Concept

Leopold von Sacher-Masoch

Summary
Leopold Ritter von Sacher-Masoch (ˈleːopɔlt fɔn ˈzaxɐ ˈmaːzɔx; 27 January 1836 – 9 March 1895) was an Austrian nobleman, writer and journalist, who gained renown for his romantic stories of Galician life. The term masochism is derived from his name, invented by his contemporary, the Austrian psychiatrist Richard von Krafft-Ebing. Masoch did not approve of this use of his name. During his lifetime, Sacher-Masoch was well known as a man of letters, in particular a utopian thinker who espoused socialist and humanist ideals in his fiction and non-fiction.
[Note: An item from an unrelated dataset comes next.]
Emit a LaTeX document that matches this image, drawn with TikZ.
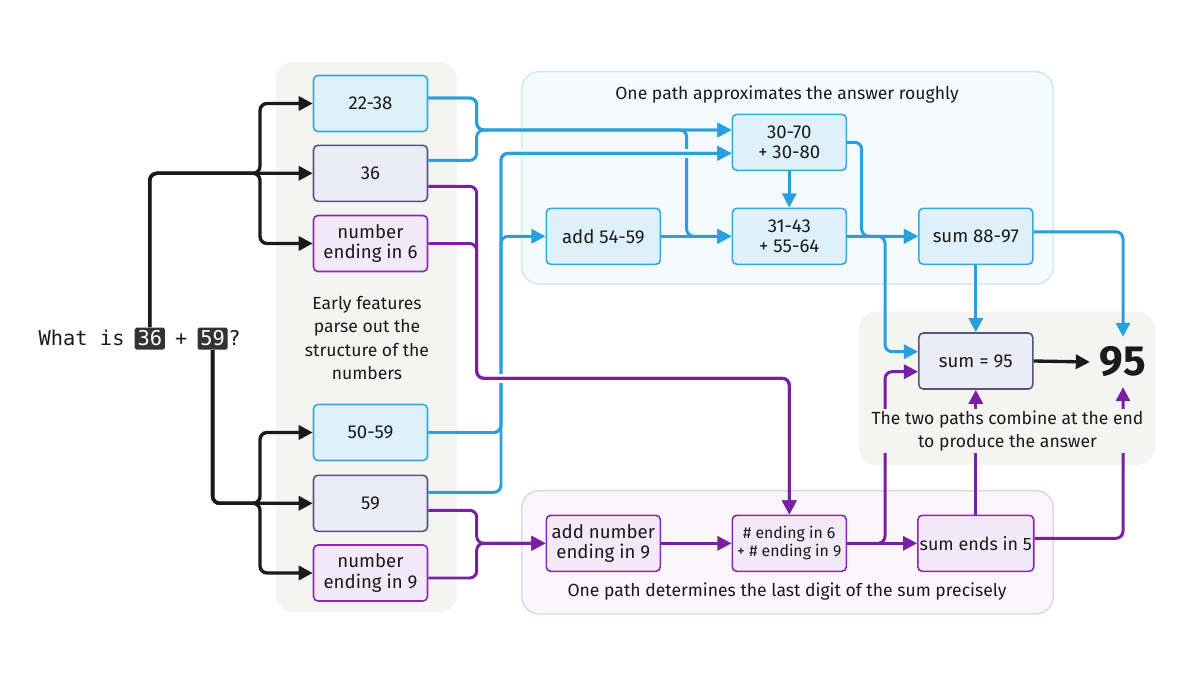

Most of his works remain untranslated into English. Von Sacher-Masoch was born in the city of Lemberg, the capital of the Kingdom of Galicia and Lodomeria, at the time a province of the Austrian Empire, into the Roman Catholic family of an Austrian civil servant, Leopold Johann Nepomuk Ritter von Sacher (1797–1874), and Charlotte Josepha von Masoch (1802–1870), a Ukrainian noblewoman. The father later combined his surname with his wife's von Masoch, at the request of her family (she was the last of the line). Von Sacher served as a Commissioner of the Imperial Police Forces in Lemberg, and he was recognised with a new title of nobility as Sacher-Masoch awarded by the Austrian Emperor. Leopold studied law, history and mathematics at Graz University (where he obtained a doctorate in history in 1856), and after graduating he became a lecturer there. His early, non-fictional publications dealt mostly with Austrian history. At the same time, Masoch turned to the folklore and culture of his homeland, Galicia. Soon he abandoned lecturing and became a free man of letters. Within a decade his short stories and novels prevailed over his historical non-fiction works, though historical themes continued to imbue his fiction. Panslavist ideas were prevalent in Masoch's literary work, and he found a particular interest in depicting picturesque types among the various ethnicities that inhabited Galicia.